Why Only A-Rod?

Let me get back to a question I asked the other day about the latest steroids scandal: Why Alex Rodriguez? Why only him? What was the motive for releasing his name and his alone when there are 103 other players who also allegedly failed the test for steroids. Why weren’t other names leaked? Something is clearly wrong here. As a former journalist and current journalism instructor, I’m hard-pressed to criticize Selena Roberts and Sports Illustrated for reporting this juicy exclusive leak. This is what reporters do – report. But I have to wonder does Ms. Roberts know some of the other names? And if not, did she question why leakers only gave her the name of a single, albeit superstar, player? Keep in mind there were three other sources who corroborated the exclusive leak. Did Sports Illustrated even consider the implicit unfairness of it’s explosive tip? Did the magazine care about the ramifications?

For now, and I say this carefully, because I absolutely don’t know for sure, it appears that Alex Rodriguez’ name was probably leaked by someone connected to the Federal prosecution of the BALCO case. Only Sports Illustrated knows exactly where this leak came from. And the magazine is not obligated to reveal it’s sources. But we should ask: what’s really going on in this now years old investigation that would cause someone to leak the name of Alex Rodriguez? Did the government try to pressure A-Rod into revealing what he knows about steroids and then toss his reputation to the wind when he didn’t cooperate? Are pressure tactics being applied to other players on the list? Yes, I’m speculating, but the motives behind A-Rod’s outing need to be discussed and examined.

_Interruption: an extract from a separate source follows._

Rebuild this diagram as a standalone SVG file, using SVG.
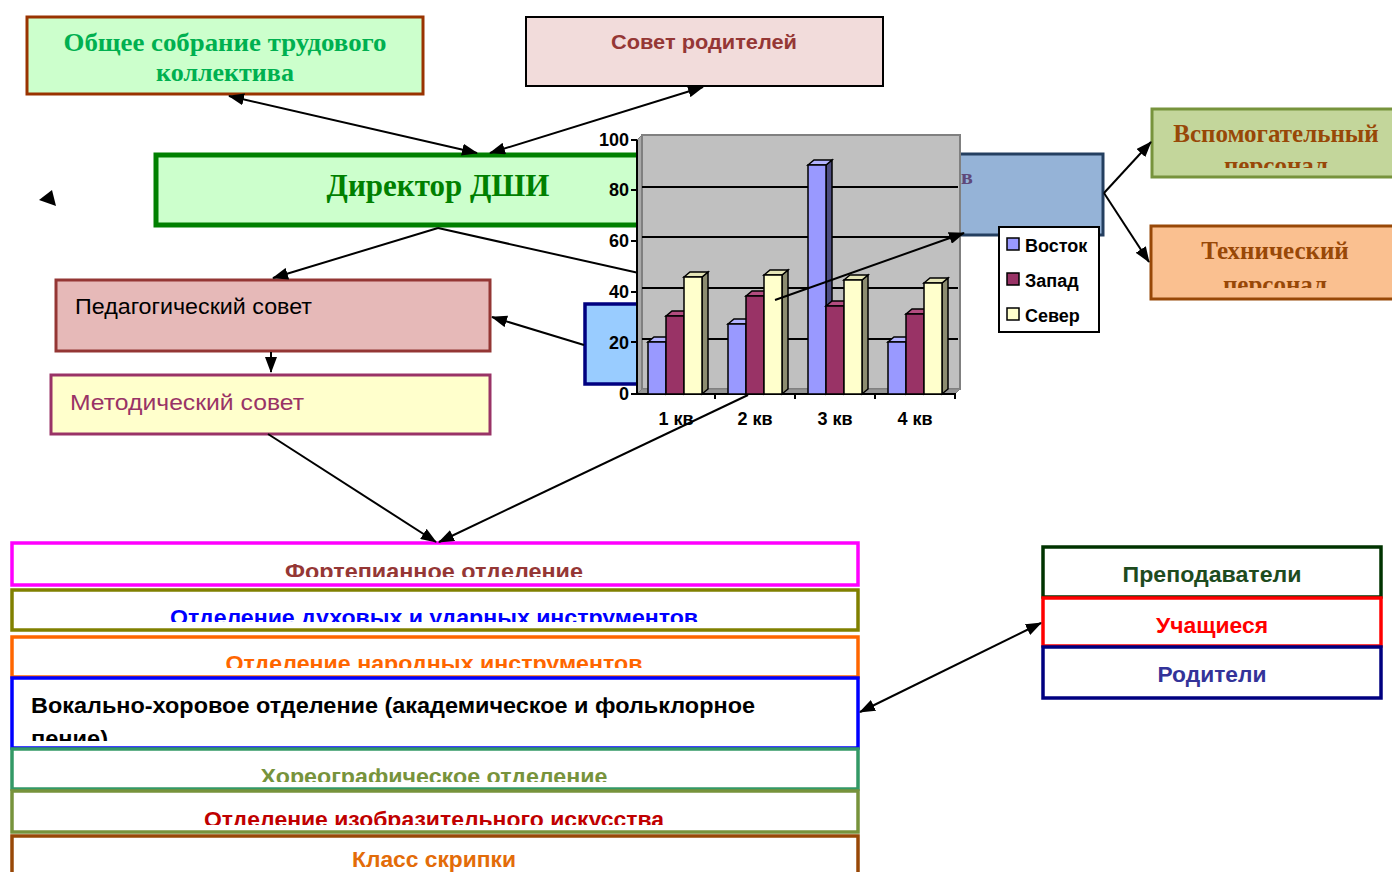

The egregious way in which the Feds have pursued the BALCO case and Barry Bonds in particular has clearly sullied its investigation of steroids in sports. The Feds have recklessly pursued players like Bonds in its quest for headlines, when if they really cared should be going after the creators and distributors of these illegal performance enhancing drugs. The way I see it, traffickers are getting a relative pass and high profile athletes are getting embarrassed and in some cases prosecuted. Again, I am absolutely not excusing the actions of drug cheating athletes, but if we only look at Alex Rodriguez and his forced admission of steroid use and his now tarnished reputation, we are probably missing the big picture – and the real story.